From the material below, list every line containing "this".

• **Provided records**:
◇ ◇ ◇ ◇ ◇ ◇ ◇
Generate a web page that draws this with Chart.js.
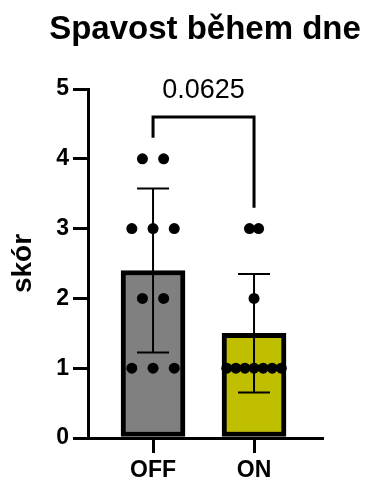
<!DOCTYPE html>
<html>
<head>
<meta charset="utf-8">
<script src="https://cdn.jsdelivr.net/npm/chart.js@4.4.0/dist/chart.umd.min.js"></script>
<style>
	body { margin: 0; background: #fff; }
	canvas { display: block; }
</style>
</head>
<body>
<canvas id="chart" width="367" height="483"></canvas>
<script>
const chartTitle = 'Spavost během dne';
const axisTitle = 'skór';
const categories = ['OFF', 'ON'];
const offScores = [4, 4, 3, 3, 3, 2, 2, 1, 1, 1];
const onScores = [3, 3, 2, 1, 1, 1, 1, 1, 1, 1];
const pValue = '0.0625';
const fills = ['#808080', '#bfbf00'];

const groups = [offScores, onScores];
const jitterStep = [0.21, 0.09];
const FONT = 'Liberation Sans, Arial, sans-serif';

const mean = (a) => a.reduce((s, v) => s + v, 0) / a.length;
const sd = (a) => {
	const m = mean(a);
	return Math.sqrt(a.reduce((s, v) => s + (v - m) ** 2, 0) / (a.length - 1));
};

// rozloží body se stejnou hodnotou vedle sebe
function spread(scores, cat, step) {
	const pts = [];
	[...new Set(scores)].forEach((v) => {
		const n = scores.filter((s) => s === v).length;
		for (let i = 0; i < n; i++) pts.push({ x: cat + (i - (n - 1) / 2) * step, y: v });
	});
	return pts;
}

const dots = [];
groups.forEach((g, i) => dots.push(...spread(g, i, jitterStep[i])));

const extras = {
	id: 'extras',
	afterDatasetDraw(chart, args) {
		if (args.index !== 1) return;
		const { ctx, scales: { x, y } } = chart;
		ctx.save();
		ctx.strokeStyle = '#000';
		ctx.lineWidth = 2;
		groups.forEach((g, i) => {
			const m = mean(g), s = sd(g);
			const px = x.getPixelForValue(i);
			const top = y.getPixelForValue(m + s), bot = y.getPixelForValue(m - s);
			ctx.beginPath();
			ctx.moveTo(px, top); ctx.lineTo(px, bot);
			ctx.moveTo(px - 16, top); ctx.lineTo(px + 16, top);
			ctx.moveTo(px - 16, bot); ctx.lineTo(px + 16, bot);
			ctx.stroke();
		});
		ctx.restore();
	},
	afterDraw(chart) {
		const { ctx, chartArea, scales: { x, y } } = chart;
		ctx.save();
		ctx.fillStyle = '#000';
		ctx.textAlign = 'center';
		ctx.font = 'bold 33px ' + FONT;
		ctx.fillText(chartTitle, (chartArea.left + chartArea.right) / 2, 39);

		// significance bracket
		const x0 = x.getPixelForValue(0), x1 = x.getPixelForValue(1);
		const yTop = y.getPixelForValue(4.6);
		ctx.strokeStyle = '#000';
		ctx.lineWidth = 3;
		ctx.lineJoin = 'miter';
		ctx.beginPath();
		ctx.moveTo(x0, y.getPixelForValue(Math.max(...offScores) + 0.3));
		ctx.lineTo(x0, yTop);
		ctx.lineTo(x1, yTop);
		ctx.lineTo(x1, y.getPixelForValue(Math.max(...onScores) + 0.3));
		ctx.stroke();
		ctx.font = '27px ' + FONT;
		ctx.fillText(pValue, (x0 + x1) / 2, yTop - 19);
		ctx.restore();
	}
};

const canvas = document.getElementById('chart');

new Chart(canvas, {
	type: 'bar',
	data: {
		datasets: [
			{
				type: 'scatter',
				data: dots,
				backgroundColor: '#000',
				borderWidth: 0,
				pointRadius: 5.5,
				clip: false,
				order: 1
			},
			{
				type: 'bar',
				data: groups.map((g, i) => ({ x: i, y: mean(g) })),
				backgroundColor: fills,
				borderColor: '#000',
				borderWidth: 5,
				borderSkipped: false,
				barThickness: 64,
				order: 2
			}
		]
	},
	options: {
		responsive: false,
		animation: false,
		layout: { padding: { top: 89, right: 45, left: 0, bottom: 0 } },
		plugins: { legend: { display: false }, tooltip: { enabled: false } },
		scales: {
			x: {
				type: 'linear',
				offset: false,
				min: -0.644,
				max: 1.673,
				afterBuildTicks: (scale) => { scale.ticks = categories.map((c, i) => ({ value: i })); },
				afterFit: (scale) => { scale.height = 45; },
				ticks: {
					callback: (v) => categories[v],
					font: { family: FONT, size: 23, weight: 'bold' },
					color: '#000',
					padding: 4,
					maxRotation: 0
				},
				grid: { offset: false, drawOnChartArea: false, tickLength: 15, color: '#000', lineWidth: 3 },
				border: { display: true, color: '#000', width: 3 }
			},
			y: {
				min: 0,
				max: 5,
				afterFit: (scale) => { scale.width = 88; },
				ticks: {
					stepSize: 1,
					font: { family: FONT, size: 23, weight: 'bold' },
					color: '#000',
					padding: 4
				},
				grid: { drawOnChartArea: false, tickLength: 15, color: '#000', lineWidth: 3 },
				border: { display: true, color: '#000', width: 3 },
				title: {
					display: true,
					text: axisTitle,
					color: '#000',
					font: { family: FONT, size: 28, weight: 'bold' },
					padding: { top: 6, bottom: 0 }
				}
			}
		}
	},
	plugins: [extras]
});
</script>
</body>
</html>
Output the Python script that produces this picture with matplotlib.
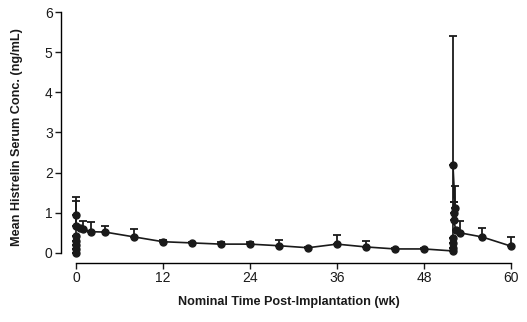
◇ ◇ ◇ ◇ ◇ ◇ ◇
• **The completed task**:
Generate a web page that draws this with Chart.js.
Output the Python script that produces this picture with matplotlib.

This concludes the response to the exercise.